The areal sweep efficiency of carbon-dioxide recovery can be increased by generating a foam in situ to block the highly permeable features of the underground formation. U.S. Pat. No. 3,342,256, issued to Bernard et al., discloses alternative methods for generating foam in situ to prevent channeling of carbon dioxide into high permeability channels away from the zone to be treated. A subsequently injected drive medium, such as water, forces the carbon dioxide-surfactant mixture through the formation to a production well where production continues until the produced fluids exhibit an undesirably high water/oil ratio. Production is then terminated, and the formation is depressurized to allow dissolved gases to come out of solution and form the foam. As the foam expands, it drives additional oil towards the producing well.
Relying upon gases released in low pressure zones to generate the foam, however, presents certain disadvantages. When the foaming agent is dissolved directly into carbon dioxide or into carbonated water, a large portion of the gaseous carbon dioxide released in the low pressure zone does not go to generating foam, but is preferentially absorbed into the crude. And if the released carbon dioxide migrates into a high pressure region, solubility of carbon dioxide is increased and may approach miscibility at pressures in excess of about 700 psig. These difficulties are not encountered if the foaming agent is dissolved in a hydrocarbon vehicle, but the cost of liquid hydrocarbons is generally prohibitive. Moreover, a hydrocarbon-soluble surface-active agent generally emulsifies the oil and restricts its movement through the reservoir. The upshot is that increasing the areal sweep efficiency of the recovery method by generating foam in situ is much more difficult and expensive in the reservoir than laboratory results might otherwise indicate.

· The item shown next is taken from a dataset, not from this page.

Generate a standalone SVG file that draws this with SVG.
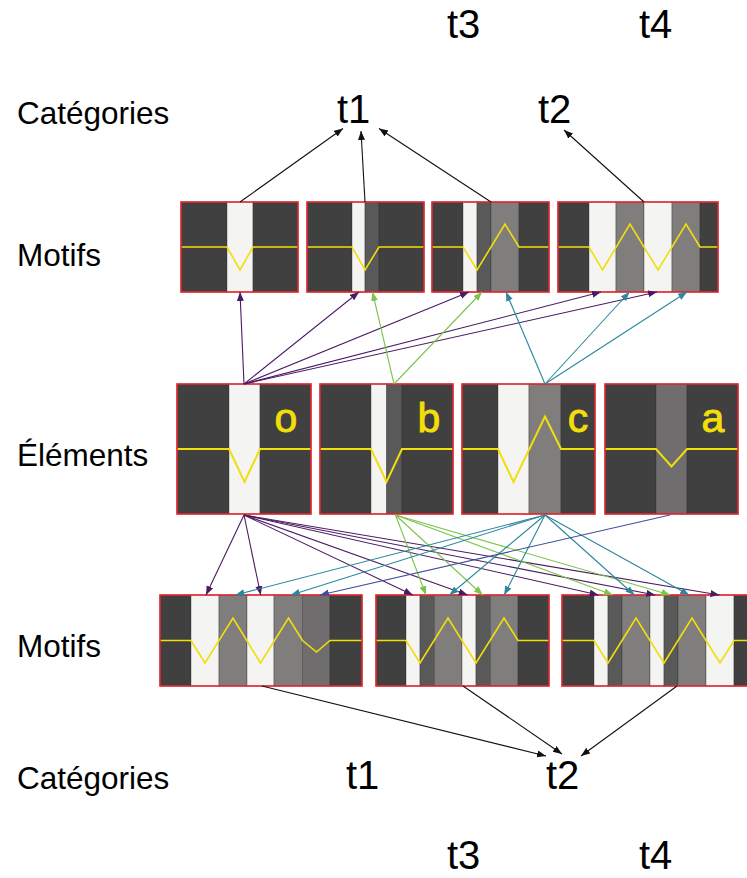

Polymer gels are known in the industry, as described in U.S. Pat. No. 5,079,278 issued to Mitchell, and U.S. Pat. Nos. 4,928,766, 4,981,520, and 5,028,344 issued to Hoskin. U.S. Patent Nos. 4,009,755, 4,069,869, and 4,413,680 issued to Sandiford, teach methods of injecting a polymer and an alkaline metal silicate to form a plug to reduce permeability of a selected zone. However, several factors limit the effectiveness and feasibility of polymer gel treatments. One is that the polymer solution generally has a higher viscosity than the reservoir fluid. As a result, the polymer solution tends to enter the lower permeability sands proportionately more than the higher permeability sands. When polymer gels are subsequently formed in situ, they may reduce the permeability of the tighter sands to a greater extent, resulting in worse injection or production profiles than before the gel treatment. Not surprisingly, many polymer gel treatments attempt to confine polymer injection into selective zones of high-permeability sands. This requirement excludes many potential applications because of the mechanical condition of the wells. Also, knowledge of the location and size of the high-permeability sands is essential for successful treatments.
The second limitation is that polymer gels are normally set in a few hours. This necessitates the use of experienced service companies with dedicated equipment to conduct gel treatments; it also limits the treatment volume to a few hundreds of barrels in most cases. The depth of gel invasion in the reservoir, while dependent on such variables as sand thickness, permeability distribution, polymer and reservoir fluid viscosities, and fluid saturations in the reservoir, is typically less than 40 ft. The effectiveness of such near-wellbore treatments is limited if the reservoir has some degree of cross-flow.
U.S. Pat. No. 2,081,541 teaches a method of sand control by injecting a mixture of silica acid, ZnCl.sub.2 and NH.sub.3, followed by injection of an inert gas to dispel NH.sub.3 and to solidify the mixture.
U.S. Pat. No. 3,741,307 teaches a method of controlling the gelation time of a silica gel comprising sodium silicate and a weak acid, by adjusting the pH.
The prior work is limited in the attempts at silica gel emplacement. No suitable method has been disclosed which injects a silicate solution and either a gas or a gas and an organic acid to form a controlled amount of a silicate gel in high-permeability thief zones, to reduce the permeability thereof.